• **INFORMATION SHOWN**
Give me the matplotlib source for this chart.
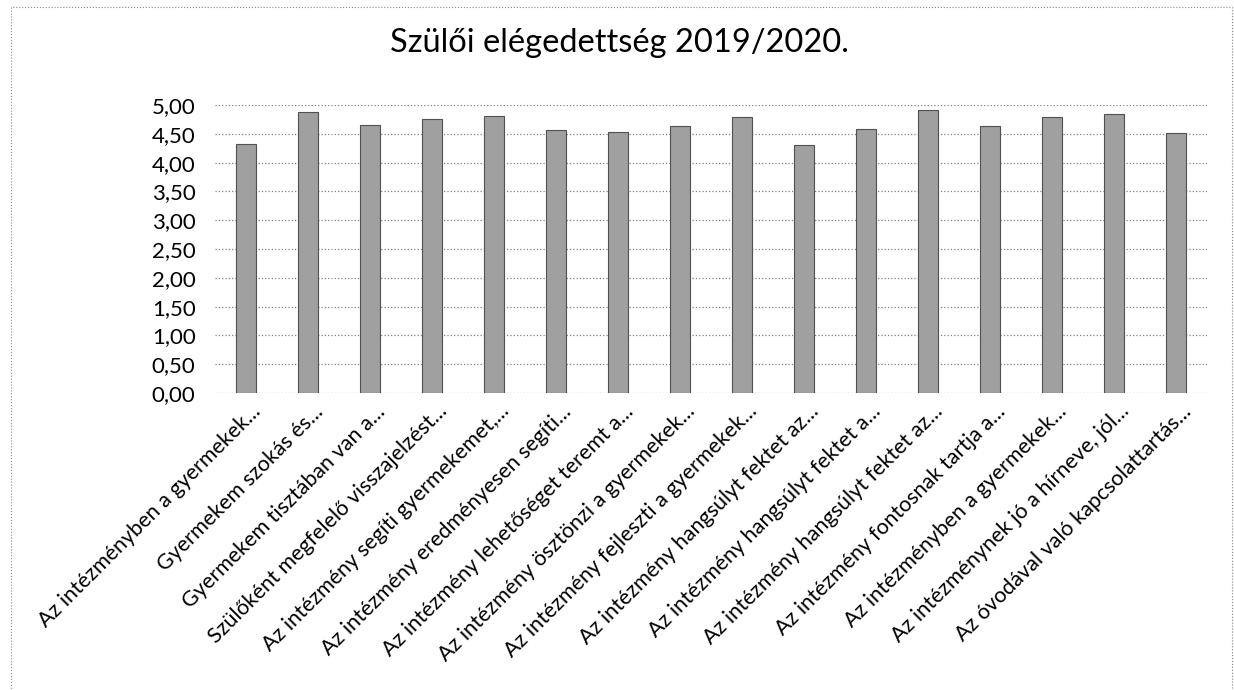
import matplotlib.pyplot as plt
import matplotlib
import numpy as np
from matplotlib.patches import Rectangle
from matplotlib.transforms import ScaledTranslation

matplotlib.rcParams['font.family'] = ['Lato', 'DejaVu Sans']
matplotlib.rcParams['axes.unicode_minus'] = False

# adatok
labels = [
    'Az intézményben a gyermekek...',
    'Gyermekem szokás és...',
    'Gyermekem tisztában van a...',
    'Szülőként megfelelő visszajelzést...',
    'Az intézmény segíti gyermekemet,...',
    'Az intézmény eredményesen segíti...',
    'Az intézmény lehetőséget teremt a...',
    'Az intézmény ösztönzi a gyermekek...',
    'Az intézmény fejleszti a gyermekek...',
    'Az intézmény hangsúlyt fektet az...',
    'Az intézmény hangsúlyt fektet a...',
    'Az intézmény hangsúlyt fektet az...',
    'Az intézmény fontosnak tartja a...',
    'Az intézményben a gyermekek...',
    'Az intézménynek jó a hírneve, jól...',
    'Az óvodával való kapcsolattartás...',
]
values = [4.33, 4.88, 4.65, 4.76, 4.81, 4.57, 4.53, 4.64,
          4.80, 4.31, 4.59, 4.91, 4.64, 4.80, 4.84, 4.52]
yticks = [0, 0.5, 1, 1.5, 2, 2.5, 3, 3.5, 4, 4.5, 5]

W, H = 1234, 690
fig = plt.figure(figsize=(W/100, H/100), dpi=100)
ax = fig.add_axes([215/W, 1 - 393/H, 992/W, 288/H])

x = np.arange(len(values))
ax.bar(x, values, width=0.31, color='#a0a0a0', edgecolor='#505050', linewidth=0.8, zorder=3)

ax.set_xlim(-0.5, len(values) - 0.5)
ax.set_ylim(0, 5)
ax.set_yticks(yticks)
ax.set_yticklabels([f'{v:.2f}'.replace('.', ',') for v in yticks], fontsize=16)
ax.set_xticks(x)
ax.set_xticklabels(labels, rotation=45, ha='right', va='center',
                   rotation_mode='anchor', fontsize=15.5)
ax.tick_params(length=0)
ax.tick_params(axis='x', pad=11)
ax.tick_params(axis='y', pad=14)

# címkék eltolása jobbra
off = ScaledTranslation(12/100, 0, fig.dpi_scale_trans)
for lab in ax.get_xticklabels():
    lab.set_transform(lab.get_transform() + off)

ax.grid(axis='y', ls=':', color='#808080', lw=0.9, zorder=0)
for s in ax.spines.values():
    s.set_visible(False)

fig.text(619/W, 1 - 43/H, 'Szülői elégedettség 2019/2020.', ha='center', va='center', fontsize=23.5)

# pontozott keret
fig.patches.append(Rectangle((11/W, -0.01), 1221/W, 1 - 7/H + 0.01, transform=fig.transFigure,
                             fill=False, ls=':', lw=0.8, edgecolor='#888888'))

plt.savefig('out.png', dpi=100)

• **WHAT TO WORK ON**
Leave out any pictures, please, and quote only the lines from the top of the data through the line that contains "from matplotlib.transforms import".

• **COMPLETED TASK**
Give me the matplotlib source for this chart.
import matplotlib.pyplot as plt
import matplotlib
import numpy as np
from matplotlib.patches import Rectangle
from matplotlib.transforms import ScaledTranslation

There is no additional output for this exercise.